WHAT YOU WILL DO: Write out the material exactly. Do not include the pictures.

EXTRACTED MATERIAL:
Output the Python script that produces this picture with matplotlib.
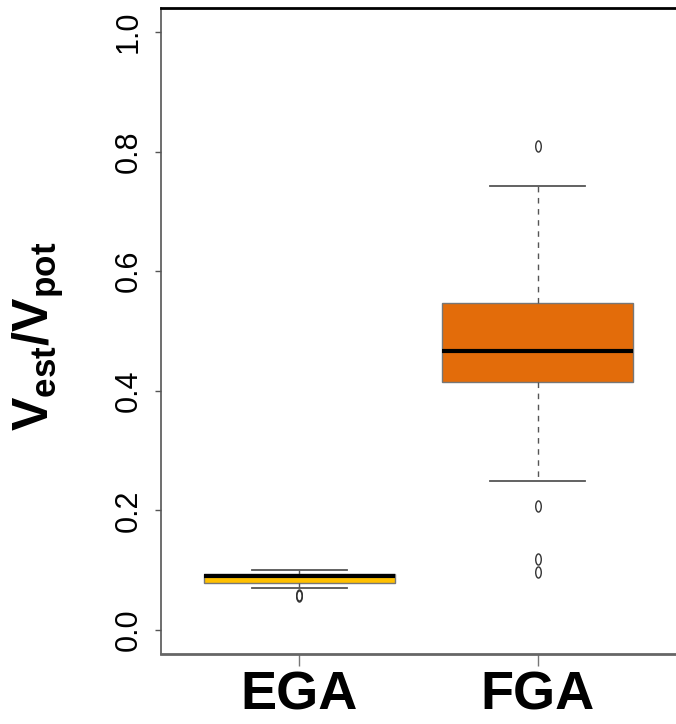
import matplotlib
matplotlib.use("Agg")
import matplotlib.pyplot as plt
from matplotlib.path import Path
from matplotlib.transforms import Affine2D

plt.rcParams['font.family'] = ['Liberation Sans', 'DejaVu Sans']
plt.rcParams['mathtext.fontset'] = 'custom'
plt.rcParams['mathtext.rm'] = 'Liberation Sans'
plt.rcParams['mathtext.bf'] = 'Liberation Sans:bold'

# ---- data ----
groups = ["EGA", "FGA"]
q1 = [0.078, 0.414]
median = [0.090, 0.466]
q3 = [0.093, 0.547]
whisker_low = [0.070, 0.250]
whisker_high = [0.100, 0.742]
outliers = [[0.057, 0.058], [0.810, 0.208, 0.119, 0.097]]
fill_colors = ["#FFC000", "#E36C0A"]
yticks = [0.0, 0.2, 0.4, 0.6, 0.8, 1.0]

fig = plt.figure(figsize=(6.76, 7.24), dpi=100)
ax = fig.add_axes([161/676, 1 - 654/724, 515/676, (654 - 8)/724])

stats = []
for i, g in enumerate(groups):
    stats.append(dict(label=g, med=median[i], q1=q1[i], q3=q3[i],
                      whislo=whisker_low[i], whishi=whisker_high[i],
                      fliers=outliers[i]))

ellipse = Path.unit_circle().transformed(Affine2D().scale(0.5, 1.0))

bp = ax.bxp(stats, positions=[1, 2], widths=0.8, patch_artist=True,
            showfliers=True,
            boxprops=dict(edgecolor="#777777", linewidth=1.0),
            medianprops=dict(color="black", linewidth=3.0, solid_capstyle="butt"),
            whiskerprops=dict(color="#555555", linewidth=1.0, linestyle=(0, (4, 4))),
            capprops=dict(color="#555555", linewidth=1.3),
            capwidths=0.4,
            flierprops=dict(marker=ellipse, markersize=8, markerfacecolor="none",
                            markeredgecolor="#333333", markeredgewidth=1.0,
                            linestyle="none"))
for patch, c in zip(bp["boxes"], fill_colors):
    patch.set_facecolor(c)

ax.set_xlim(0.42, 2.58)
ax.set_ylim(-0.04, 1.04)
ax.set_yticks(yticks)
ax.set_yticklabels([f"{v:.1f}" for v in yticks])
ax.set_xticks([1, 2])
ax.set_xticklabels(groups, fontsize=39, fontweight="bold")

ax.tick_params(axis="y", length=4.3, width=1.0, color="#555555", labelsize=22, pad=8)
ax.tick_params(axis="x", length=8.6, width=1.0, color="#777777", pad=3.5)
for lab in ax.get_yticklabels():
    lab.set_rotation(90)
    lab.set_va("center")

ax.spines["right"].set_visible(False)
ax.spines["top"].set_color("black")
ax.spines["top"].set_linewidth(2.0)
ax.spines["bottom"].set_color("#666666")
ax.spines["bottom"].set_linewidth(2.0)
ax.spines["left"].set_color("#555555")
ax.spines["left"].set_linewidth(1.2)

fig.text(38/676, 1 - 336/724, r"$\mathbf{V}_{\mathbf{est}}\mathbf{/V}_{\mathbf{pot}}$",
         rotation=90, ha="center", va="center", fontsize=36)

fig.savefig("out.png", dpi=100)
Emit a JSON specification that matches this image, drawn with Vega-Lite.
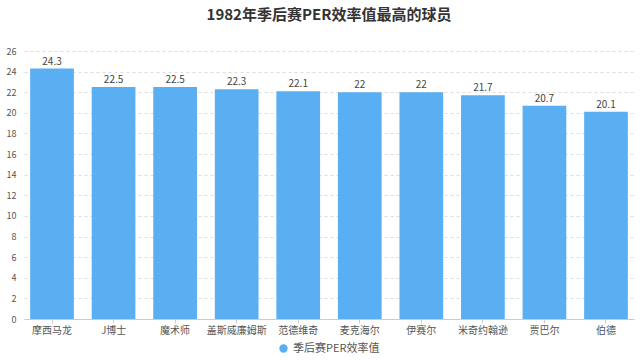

EXERCISE OUTPUT:
Output the Python script that produces this picture with matplotlib.
import matplotlib
matplotlib.use("Agg")
import matplotlib.pyplot as plt
from matplotlib.path import Path
from matplotlib.transforms import Affine2D

plt.rcParams['font.family'] = ['Liberation Sans', 'DejaVu Sans']
plt.rcParams['mathtext.fontset'] = 'custom'
plt.rcParams['mathtext.rm'] = 'Liberation Sans'
plt.rcParams['mathtext.bf'] = 'Liberation Sans:bold'

# ---- data ----
groups = ["EGA", "FGA"]
q1 = [0.078, 0.414]
median = [0.090, 0.466]
q3 = [0.093, 0.547]
whisker_low = [0.070, 0.250]
whisker_high = [0.100, 0.742]
outliers = [[0.057, 0.058], [0.810, 0.208, 0.119, 0.097]]
fill_colors = ["#FFC000", "#E36C0A"]
yticks = [0.0, 0.2, 0.4, 0.6, 0.8, 1.0]

fig = plt.figure(figsize=(6.76, 7.24), dpi=100)
ax = fig.add_axes([161/676, 1 - 654/724, 515/676, (654 - 8)/724])

stats = []
for i, g in enumerate(groups):
    stats.append(dict(label=g, med=median[i], q1=q1[i], q3=q3[i],
                      whislo=whisker_low[i], whishi=whisker_high[i],
                      fliers=outliers[i]))

ellipse = Path.unit_circle().transformed(Affine2D().scale(0.5, 1.0))

bp = ax.bxp(stats, positions=[1, 2], widths=0.8, patch_artist=True,
            showfliers=True,
            boxprops=dict(edgecolor="#777777", linewidth=1.0),
            medianprops=dict(color="black", linewidth=3.0, solid_capstyle="butt"),
            whiskerprops=dict(color="#555555", linewidth=1.0, linestyle=(0, (4, 4))),
            capprops=dict(color="#555555", linewidth=1.3),
            capwidths=0.4,
            flierprops=dict(marker=ellipse, markersize=8, markerfacecolor="none",
                            markeredgecolor="#333333", markeredgewidth=1.0,
                            linestyle="none"))
for patch, c in zip(bp["boxes"], fill_colors):
    patch.set_facecolor(c)

ax.set_xlim(0.42, 2.58)
ax.set_ylim(-0.04, 1.04)
ax.set_yticks(yticks)
ax.set_yticklabels([f"{v:.1f}" for v in yticks])
ax.set_xticks([1, 2])
ax.set_xticklabels(groups, fontsize=39, fontweight="bold")

ax.tick_params(axis="y", length=4.3, width=1.0, color="#555555", labelsize=22, pad=8)
ax.tick_params(axis="x", length=8.6, width=1.0, color="#777777", pad=3.5)
for lab in ax.get_yticklabels():
    lab.set_rotation(90)
    lab.set_va("center")

ax.spines["right"].set_visible(False)
ax.spines["top"].set_color("black")
ax.spines["top"].set_linewidth(2.0)
ax.spines["bottom"].set_color("#666666")
ax.spines["bottom"].set_linewidth(2.0)
ax.spines["left"].set_color("#555555")
ax.spines["left"].set_linewidth(1.2)

fig.text(38/676, 1 - 336/724, r"$\mathbf{V}_{\mathbf{est}}\mathbf{/V}_{\mathbf{pot}}$",
         rotation=90, ha="center", va="center", fontsize=36)

fig.savefig("out.png", dpi=100)
Emit a JSON specification that matches this image, drawn with Vega-Lite.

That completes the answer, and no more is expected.